The decrepit captures the imagination. Whether in the form of the crumbling brick walls of restaurants under the GPO on Martin Place, or CarriageWorks’ rusted rail sheds, the decrepit aesthetic is in boom.
Tin Sheds Gallery’s Dirt, Dust and Ruins exhibition, one part of Emergen/city, an exhibition series exploring changing forms and attitudes to the urban environment, describes the imprints and impressions of the contemporary city and places them in their regional and historical contexts.
Exhibiting international works by Jorge Otero-Pailos (USA) and Daniela Ortiz and Xosé Quiroga (Spain), as well as local contributions from Tina Havelock Stevens and Elvis Richardson, this is an exhibition that explores the role of ruins in the contemporary city and in the lives of those who inhabit them.
Otego-Pailos’ The Ethics of Dust: Cathago Nova, 2011, a series of nine latex casts of dust from a mine in Cathago Nova, Spain, draws on the history of a region that once fuelled the wealth of the Roman Empire and has over the centuries been reduced to political and economic impotence.

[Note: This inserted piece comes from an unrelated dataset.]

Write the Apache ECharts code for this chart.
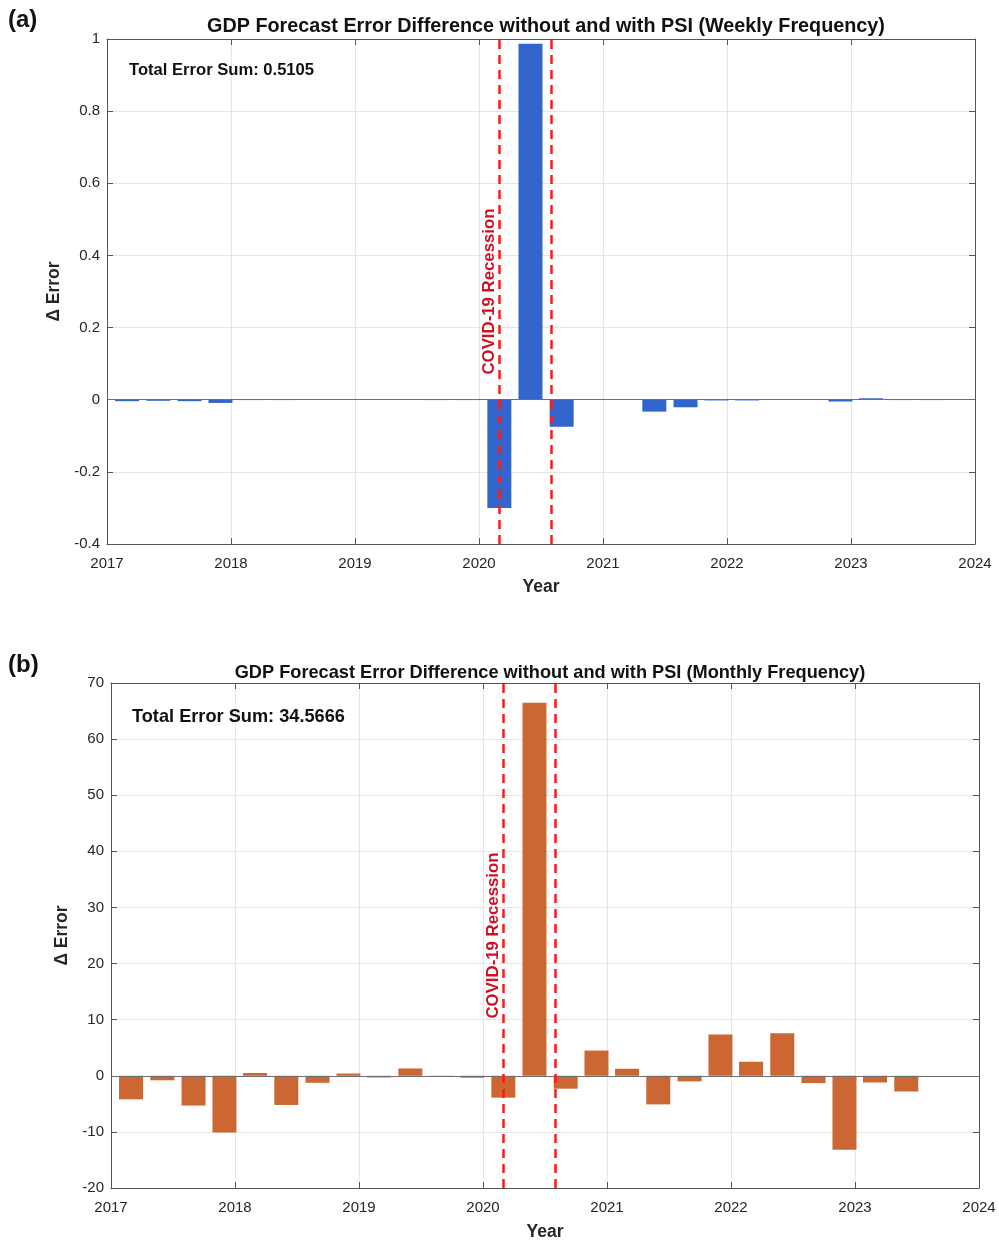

The casting of the dust is an act of preservation for a body of history and memory otherwise forgotten; a preservation of a history of decay.
Ortiz and Quiroga’s photographic documentation of the 1st of May Mining Camp describes the miners’ housing by contrast with that of the company executives: the buildings are decrepit, the environment so poisoned by over four hundred years of uninterrupted mining that it has been proposed that the entire mining town be moved.
The artists offer a condemning social commentary on the domination of the Peruvian mining industry in this small community living in appalling conditions among the long-defiled ruins of the natural world.
Havelock Stevens and Richardson’s Detroit Drummer video installation explores the collapse of Detroit, once the pinnacle of the American automobile industry.
The city’s journey into destitution, and conversely its contemporary demographic shift towards scrap yard workers’ and artists’ collectives looking for for a bohemian lifestyle in cheap accommodation, is described through the counter-placement of ruined car factories, foundries, and shopfronts with the ‘white drummer’, symbols of the new urban class.
As a whole Dirt, Dust and Ruins is a highly effective exploration of the urban environment’s impermanence and how history and memory, ‘time-stains’ in the words of the curators, affect the place of the ruin in society.
The exhibition is open until May 31.